_Task objective:_ In the records below, find each line containing the word "this" and copy it.

_Provided entries:_
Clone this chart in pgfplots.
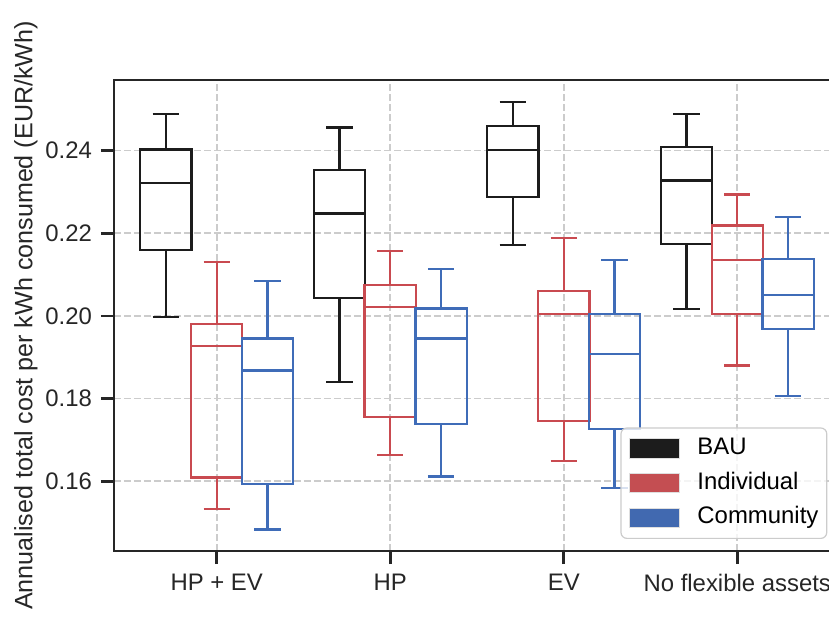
\documentclass[border=0pt]{standalone}
\usepackage{pgfplots}
\pgfplotsset{compat=1.18}
\usepgfplotslibrary{statistics}
\usepackage{fontspec}
\setmainfont{Liberation Sans}
\definecolor{bau}{HTML}{1C1C1C}
\definecolor{ind}{HTML}{C94A50}
\definecolor{com}{HTML}{3F6CB8}
\definecolor{indfill}{HTML}{C44E52}
\definecolor{comfill}{HTML}{4169B0}
\definecolor{gridc}{HTML}{CCCCCC}
\definecolor{spine}{HTML}{262626}
\newcommand{\tickfont}{\fontsize{12}{14}\selectfont}
\newcommand{\labfont}{\fontsize{12.6}{15}\selectfont}
\begin{document}
\begin{tikzpicture}
\path[use as bounding box] (-57bp,-35bp) rectangle (357.5bp,275.5bp);
\clip (-57bp,-35bp) rectangle (357.5bp,275.5bp);
\begin{axis}[
  at={(0,0)}, anchor=south west,
  scale only axis, width=363bp, height=235.5bp,
  xmin=-0.592, xmax=3.592, ymin=0.1431, ymax=0.2571,
  xtick={0,1,2,3},
  xticklabels={HP + EV, HP, EV, No flexible assets},
  ytick={0.16,0.18,0.20,0.22,0.24},
  /pgf/number format/fixed,
  /pgf/number format/fixed zerofill,
  /pgf/number format/precision=2,
  /pgf/number format/assume math mode=true,
  xtick pos=bottom, ytick pos=left, tick align=outside,
  major tick length=6.5bp,
  tick style={spine, line width=1.35bp},
  axis line style={spine, line width=1.4bp},
  ticklabel style={font=\tickfont, text=spine},
  xticklabel style={yshift=-1.5bp},
  yticklabel style={xshift=-1bp},
  grid=major,
  major grid style={gridc, line width=0.85bp, dash pattern=on 3.7bp off 1.3bp},
  ylabel={Annualised total cost per kWh consumed (EUR/kWh)},
  every axis y label/.style={at={(axis description cs:-0.1212,0.5)}, rotate=90, anchor=center, font=\labfont, text=spine},
  legend style={at={(axis description cs:0.9826,0.0255)}, anchor=south east,
    draw=gridc, line width=0.6bp, rounded corners=3bp, fill=white, fill opacity=0.8, text opacity=1,
    font=\tickfont, inner xsep=4.2bp, inner ysep=4.8bp, row sep=6.3bp,
    nodes={inner sep=0pt, text height=8.6bp, text depth=2.4bp, anchor=west}},
  legend cell align=left,
  legend image code/.code={
    \draw[sharp corners, #1, fill opacity=1, draw=gray!25, line width=0.5bp] (0bp,-4.85bp) rectangle (25bp,4.85bp);
    \path (33.5bp,0bp);
  },
  boxplot/draw direction=y,
  every boxplot/.style={line width=1.15bp, solid},
]
\addlegendimage{fill=bau}
\addlegendentry{BAU}
\addlegendimage{fill=indfill}
\addlegendentry{Individual}
\addlegendimage{fill=comfill}
\addlegendentry{Community}

% HP + EV
\addplot[draw=bau, line width=1.15bp, forget plot, boxplot prepared={draw position=-0.293, lower whisker=0.1998, lower quartile=0.2160, median=0.2322, upper quartile=0.2403, upper whisker=0.2488, box extend=0.295, whisker extend=0.152}] coordinates {};
\addplot[draw=ind, line width=1.15bp, forget plot, boxplot prepared={draw position=0, lower whisker=0.1532, lower quartile=0.1609, median=0.1927, upper quartile=0.1981, upper whisker=0.2130, box extend=0.295, whisker extend=0.152}] coordinates {};
\addplot[draw=com, line width=1.15bp, forget plot, boxplot prepared={draw position=0.293, lower whisker=0.1483, lower quartile=0.1594, median=0.1868, upper quartile=0.1945, upper whisker=0.2085, box extend=0.295, whisker extend=0.152}] coordinates {};
% HP
\addplot[draw=bau, line width=1.15bp, forget plot, boxplot prepared={draw position=0.707, lower whisker=0.1840, lower quartile=0.2044, median=0.2248, upper quartile=0.2353, upper whisker=0.2456, box extend=0.295, whisker extend=0.152}] coordinates {};
\addplot[draw=ind, line width=1.15bp, forget plot, boxplot prepared={draw position=1, lower whisker=0.1664, lower quartile=0.1756, median=0.2021, upper quartile=0.2074, upper whisker=0.2157, box extend=0.295, whisker extend=0.152}] coordinates {};
\addplot[draw=com, line width=1.15bp, forget plot, boxplot prepared={draw position=1.293, lower whisker=0.1611, lower quartile=0.1739, median=0.1945, upper quartile=0.2018, upper whisker=0.2113, box extend=0.295, whisker extend=0.152}] coordinates {};
% EV
\addplot[draw=bau, line width=1.15bp, forget plot, boxplot prepared={draw position=1.707, lower whisker=0.2172, lower quartile=0.2287, median=0.2401, upper quartile=0.2459, upper whisker=0.2517, box extend=0.295, whisker extend=0.152}] coordinates {};
\addplot[draw=ind, line width=1.15bp, forget plot, boxplot prepared={draw position=2, lower whisker=0.1648, lower quartile=0.1745, median=0.2005, upper quartile=0.2061, upper whisker=0.2189, box extend=0.295, whisker extend=0.152}] coordinates {};
\addplot[draw=com, line width=1.15bp, forget plot, boxplot prepared={draw position=2.293, lower whisker=0.1584, lower quartile=0.1726, median=0.1908, upper quartile=0.2004, upper whisker=0.2136, box extend=0.295, whisker extend=0.152}] coordinates {};
% No flexible assets
\addplot[draw=bau, line width=1.15bp, forget plot, boxplot prepared={draw position=2.707, lower whisker=0.2017, lower quartile=0.2174, median=0.2328, upper quartile=0.2408, upper whisker=0.2489, box extend=0.295, whisker extend=0.152}] coordinates {};
\addplot[draw=ind, line width=1.15bp, forget plot, boxplot prepared={draw position=3, lower whisker=0.1880, lower quartile=0.2005, median=0.2135, upper quartile=0.2219, upper whisker=0.2294, box extend=0.295, whisker extend=0.152}] coordinates {};
\addplot[draw=com, line width=1.15bp, forget plot, boxplot prepared={draw position=3.293, lower whisker=0.1807, lower quartile=0.1969, median=0.2050, upper quartile=0.2137, upper whisker=0.2240, box extend=0.295, whisker extend=0.152}] coordinates {};
\end{axis}
\end{tikzpicture}
\end{document}
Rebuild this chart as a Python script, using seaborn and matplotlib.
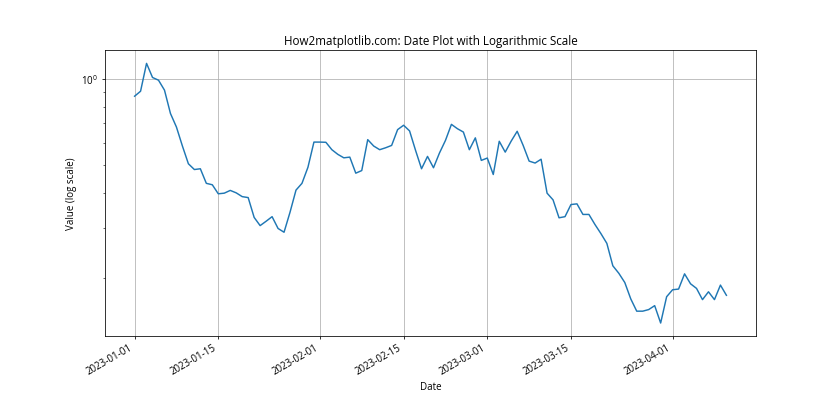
import matplotlib
matplotlib.use("Agg")
import matplotlib.pyplot as plt
import seaborn as sns
import pandas as pd

plt.rcParams['font.family'] = ['Open Sans', 'DejaVu Sans']
plt.rcParams['font.size'] = 10

start_date = "2023-01-01"
n_days = 100
values = [
    0.873, 0.909, 1.139, 1.016, 0.994, 0.917, 0.759, 0.680, 0.583, 0.505,
    0.482, 0.485, 0.431, 0.426, 0.396, 0.398, 0.407, 0.399, 0.387, 0.384,
    0.327, 0.306, 0.317, 0.329, 0.299, 0.290, 0.341, 0.408, 0.431, 0.491,
    0.602, 0.602, 0.601, 0.566, 0.545, 0.530, 0.533, 0.468, 0.478, 0.614,
    0.583, 0.566, 0.575, 0.586, 0.666, 0.690, 0.659, 0.563, 0.485, 0.536,
    0.489, 0.551, 0.610, 0.695, 0.671, 0.653, 0.566, 0.623, 0.519, 0.529,
    0.463, 0.606, 0.555, 0.607, 0.657, 0.586, 0.516, 0.508, 0.524, 0.398,
    0.377, 0.326, 0.329, 0.363, 0.365, 0.335, 0.335, 0.309, 0.287, 0.265,
    0.221, 0.208, 0.193, 0.169, 0.153, 0.153, 0.155, 0.160, 0.139, 0.172,
    0.182, 0.183, 0.207, 0.191, 0.184, 0.168, 0.179, 0.168, 0.189, 0.174,
]

dates = pd.date_range(start_date, periods=n_days, freq="D")
df = pd.DataFrame({"Date": dates, "Value": values})

fig, ax = plt.subplots(figsize=(12, 6), dpi=70)
sns.lineplot(data=df, x="Date", y="Value", ax=ax, color="#1f77b4", linewidth=1.5)
ax.set_yscale("log")
ax.set_title("How2matplotlib.com: Date Plot with Logarithmic Scale")
ax.set_xlabel("Date")
ax.set_ylabel("Value (log scale)")
ax.grid(True, color="#b0b0b0", linewidth=0.8)
fig.autofmt_xdate()
fig.savefig("out.png", dpi=70)
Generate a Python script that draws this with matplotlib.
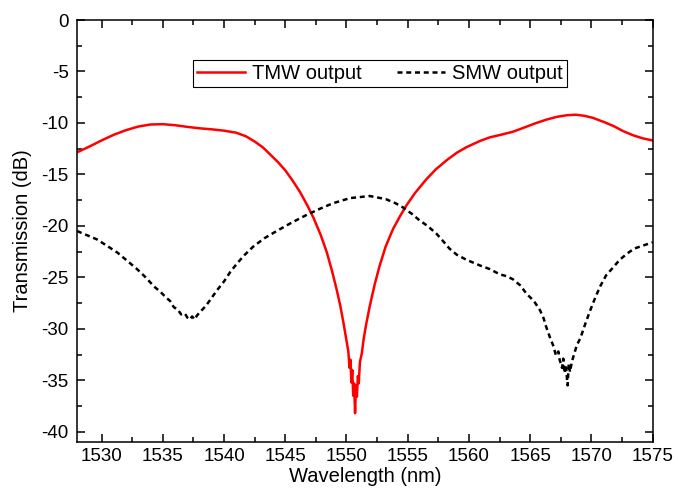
import matplotlib
matplotlib.use('Agg')
import matplotlib.pyplot as plt
from matplotlib.ticker import MultipleLocator

plt.rcParams.update({
    'font.family': ['Liberation Sans', 'DejaVu Sans'],
    'font.size': 13.5,
    'axes.linewidth': 1.1,
    'axes.unicode_minus': False,
    'xtick.direction': 'in',
    'ytick.direction': 'in',
    'xtick.top': True,
    'ytick.right': True,
})

# TMW output (red solid)
tmw_wl = [1528.0, 1529.0, 1530.0, 1531.0, 1532.0, 1533.0, 1534.0, 1535.0, 1536.0,
          1537.0, 1538.0, 1539.0, 1540.0, 1541.0, 1541.8, 1542.5, 1543.2, 1543.8,
          1544.4, 1545.0, 1545.6, 1546.2, 1546.8, 1547.3, 1547.9, 1548.4, 1548.8,
          1549.2, 1549.5, 1549.75, 1549.95, 1550.15, 1550.25, 1550.32, 1550.4,
          1550.47, 1550.55, 1550.62, 1550.7, 1550.78, 1550.85, 1550.93, 1551.0,
          1551.1, 1551.25, 1551.4, 1551.6, 1551.9, 1552.3, 1552.7, 1553.2, 1553.8,
          1554.4, 1554.9, 1555.6, 1556.5, 1557.3, 1558.2, 1559.0, 1559.8, 1560.9,
          1561.7, 1562.6, 1563.6, 1564.5, 1565.5, 1566.4, 1567.2, 1568.0, 1568.7,
          1569.4, 1570.1, 1571.0, 1571.8, 1572.6, 1573.4, 1574.2, 1575.0]
tmw_db = [-12.85, -12.3, -11.7, -11.15, -10.7, -10.35, -10.15, -10.12, -10.22,
          -10.38, -10.52, -10.62, -10.75, -10.95, -11.3, -11.8, -12.4, -13.1,
          -13.8, -14.6, -15.6, -16.7, -18.0, -19.2, -20.9, -22.6, -24.3,
          -26.2, -27.8, -29.4, -30.8, -32.2, -33.8, -33.0, -35.2,
          -34.0, -36.5, -35.3, -38.2, -35.5, -36.6, -34.6, -35.3,
          -33.2, -32.4, -31.0, -29.6, -27.8, -25.7, -23.9, -22.0, -20.3,
          -19.0, -18.0, -16.8, -15.5, -14.5, -13.6, -12.9, -12.35, -11.75,
          -11.4, -11.15, -10.85, -10.45, -10.0, -9.65, -9.4, -9.25, -9.2,
          -9.3, -9.5, -9.9, -10.3, -10.8, -11.2, -11.5, -11.7]

# SMW output (black dashed)
smw_wl = [1528.0, 1528.8, 1529.6, 1530.4, 1531.3, 1532.1, 1532.9, 1533.6, 1534.3,
          1534.8, 1535.3, 1535.6, 1535.9, 1536.2, 1536.5, 1536.8, 1537.0, 1537.2,
          1537.4, 1537.6, 1537.8, 1538.1, 1538.5, 1538.9, 1539.4, 1540.0, 1540.5,
          1541.1, 1541.7, 1542.4, 1543.3, 1544.3, 1545.5, 1546.8, 1547.9, 1548.9,
          1550.3, 1551.9, 1553.2, 1554.0, 1554.6, 1555.3, 1555.9, 1556.6, 1557.3,
          1557.9, 1558.4, 1559.0, 1559.8, 1560.9, 1561.7, 1562.5, 1563.1, 1563.6,
          1564.2, 1564.7, 1565.3, 1565.8, 1566.1, 1566.3, 1566.6, 1566.9, 1567.1,
          1567.3, 1567.4, 1567.6, 1567.7, 1567.8, 1567.9, 1568.05, 1568.15, 1568.25,
          1568.4, 1568.6, 1568.8, 1569.1, 1569.5, 1569.9, 1570.3, 1570.7, 1571.2,
          1571.8, 1572.3, 1572.9, 1573.5, 1574.0, 1575.0]
smw_db = [-20.5, -20.9, -21.3, -21.9, -22.6, -23.4, -24.2, -25.0, -25.9,
          -26.4, -27.0, -27.3, -27.9, -28.1, -28.6, -28.5, -28.9, -29.1,
          -28.8, -29.1, -28.7, -28.3, -27.8, -27.15, -26.3, -25.4, -24.5,
          -23.6, -22.8, -22.0, -21.2, -20.5, -19.7, -18.9, -18.3, -17.8,
          -17.3, -17.1, -17.4, -17.8, -18.2, -18.8, -19.4, -20.0, -20.7,
          -21.5, -22.2, -22.8, -23.3, -23.85, -24.2, -24.7, -24.9, -25.2,
          -25.8, -26.6, -27.3, -28.2, -29.0, -29.8, -30.8, -31.7, -32.6,
          -32.2, -33.0, -33.8, -32.9, -34.3, -33.5, -35.5, -33.4, -34.2,
          -33.2, -32.4, -31.6, -30.9, -29.5, -28.2, -27.0, -25.9, -24.8,
          -24.0, -23.3, -22.7, -22.2, -22.0, -21.6]


def make_chart():
    fig = plt.figure(figsize=(6.78, 4.91), dpi=100)
    ax = fig.add_axes([0.1136, 0.0998, 0.8491, 0.8594])

    ax.plot(tmw_wl, tmw_db, color='#ff0000', lw=1.8, label='TMW output')
    ax.plot(smw_wl, smw_db, color='black', lw=1.8, linestyle=(0, (2.0, 1.5)),
            label='SMW output')

    ax.set_xlim(1528, 1575)
    ax.set_ylim(-41, 0)
    ax.xaxis.set_major_locator(MultipleLocator(5))
    ax.xaxis.set_minor_locator(MultipleLocator(2.5))
    ax.yaxis.set_major_locator(MultipleLocator(5))
    ax.yaxis.set_minor_locator(MultipleLocator(2.5))
    ax.tick_params(which='major', length=6, width=1.1)
    ax.tick_params(which='minor', length=3.5, width=1.1)
    ax.tick_params(axis='x', which='both', top=True, pad=4)
    ax.tick_params(axis='y', which='both', right=True, pad=6)

    ax.set_xlabel('Wavelength (nm)', fontsize=14.5, labelpad=2)
    ax.set_ylabel('Transmission (dB)', fontsize=14.5, labelpad=7)

    leg = ax.legend(loc='center', bbox_to_anchor=(0.526, 0.874), ncol=2,
                    frameon=True, fancybox=False, framealpha=1,
                    edgecolor='black', handlelength=2.4, columnspacing=1.75,
                    handletextpad=0.35, borderpad=0.2, fontsize=14.5)
    leg.get_frame().set_linewidth(0.8)

    fig.savefig('out.png', dpi=100, facecolor='white')
    plt.close(fig)


if __name__ == '__main__':
    make_chart()
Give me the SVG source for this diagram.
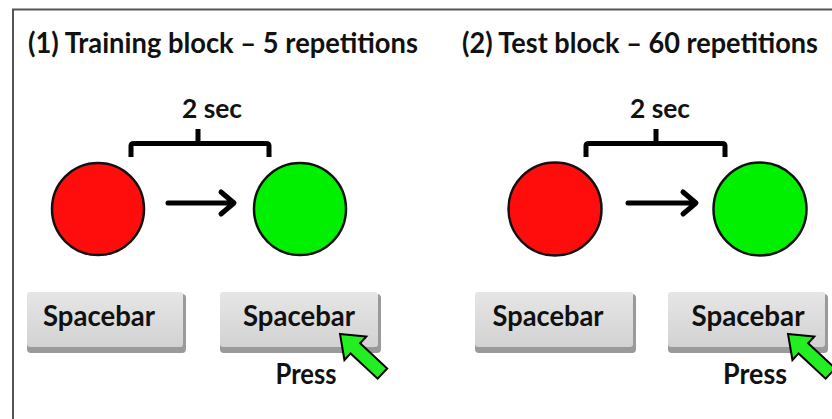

_The response:_
Clone this chart in pgfplots.
Rebuild this chart as a Python script, using seaborn and matplotlib.
Generate a Python script that draws this with matplotlib.
Give me the SVG source for this diagram.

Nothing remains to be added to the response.